Meakins was still looking mournfully out at the parking lot, probably trying to locate those spying eyes. Royce, with his left hand tightly closed on his right wrist, was aiming his pistol at some speck on the gray-green wall. Craine closed his eyes for a moment, sighed, then drew the clipping toward him, sliding it in across the desk blotter, and bent forward to read it. The print was slightly blurry, but even for Craine’s weak eyes manageable. The usual tale: old woman living alone opens door to killer; neighbors chatter, say nothing. There was, of course, no mention of Ms. Elaine Glass. He looked at the check again. It told him nothing. Dated three days ago, drearily official. So the urgency was fake. He’d assumed it was, of course. Yet how odd, he thought—how Goddamned tiresomely incompetent—to claim there was someone hunting you like a rabbit and back up the claim with a five-hundred-dollar check, and then, lured on by irrepressible hatred, blow the whole story with this news of having tailed him, this palpitating red neon sign of raw she-wolf rage.

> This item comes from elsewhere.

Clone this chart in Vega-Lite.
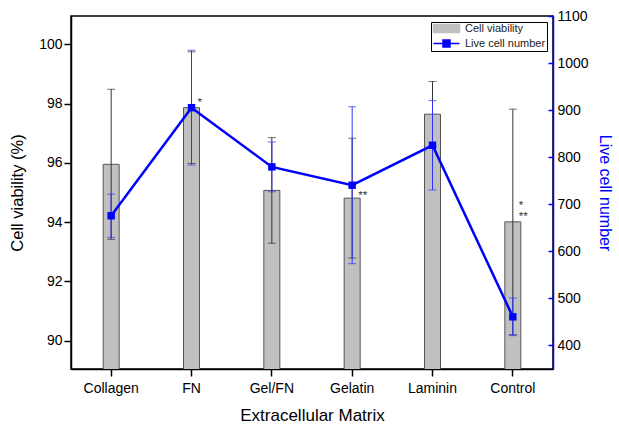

But laugh as he might—though he felt crowded, too, no denying it—the check was real: she was in earnest. What could she be after, except, at very least, to humble him a little? For advertising female operatives, maybe, and hiring only men. Probably worse. It was a lot of money. Here in Little Egypt you could hire a man murdered for forty-five dollars. Craine had read what women had to say about men these days—stories, novels about lecherous uncles, malevolent employers. However ridiculous the thing she held against him—her father, her brother, Uncle Fred in the garage—and whatever her stupidity and incompetence, she might just get lucky and shoot a hole in him. Unless, on the other hand, the rant against males was a clever trick and it was the “female operative” she had some reason to be down on. She? he thought, frowning—denying, for an instant, everything he knew. He looked more carefully at the handwriting on the letter. Surely it was a woman’s. Black ball-point, fine tip. (A sentimentalist, no extravert; touch of the legalist, maybe mannish as well, otherwise the
ink would be blue or green.) Slanted writing, small but loopy, with meticulous little flourishes and oversized caps. (A careful writer, secretive, but an egoist, slyly flashy; capable of acting like a crazy; impulsive.) He got a nightmare image—just a flicker—of huge, pale breasts, filed teeth, a scent of blood. He pushed the letter and the clipping away.
“See anything, Meakins?” he asked without turning, opening his pipe knife and attacking the stone-hard dottle in his pipe.
“Nothing suspicious,” Meakins said. “It would be easy to watch us from one of the hospital windows, behind the blinds, or from somewhere down the street, with binoculars.”
Craine banged his pipe on the ashtray cork and poked the knife in again, hands meaninglessly shaking. He was dehydrated, as always; so dry that if he spit he’d spit dust. “She’s not that smart,” he said. “She’d screw it up.”
“Fuck ’er,” Royce said. “Cash the fucking check and the fuck with ’er.”
Craine gave him a look. Royce shrugged.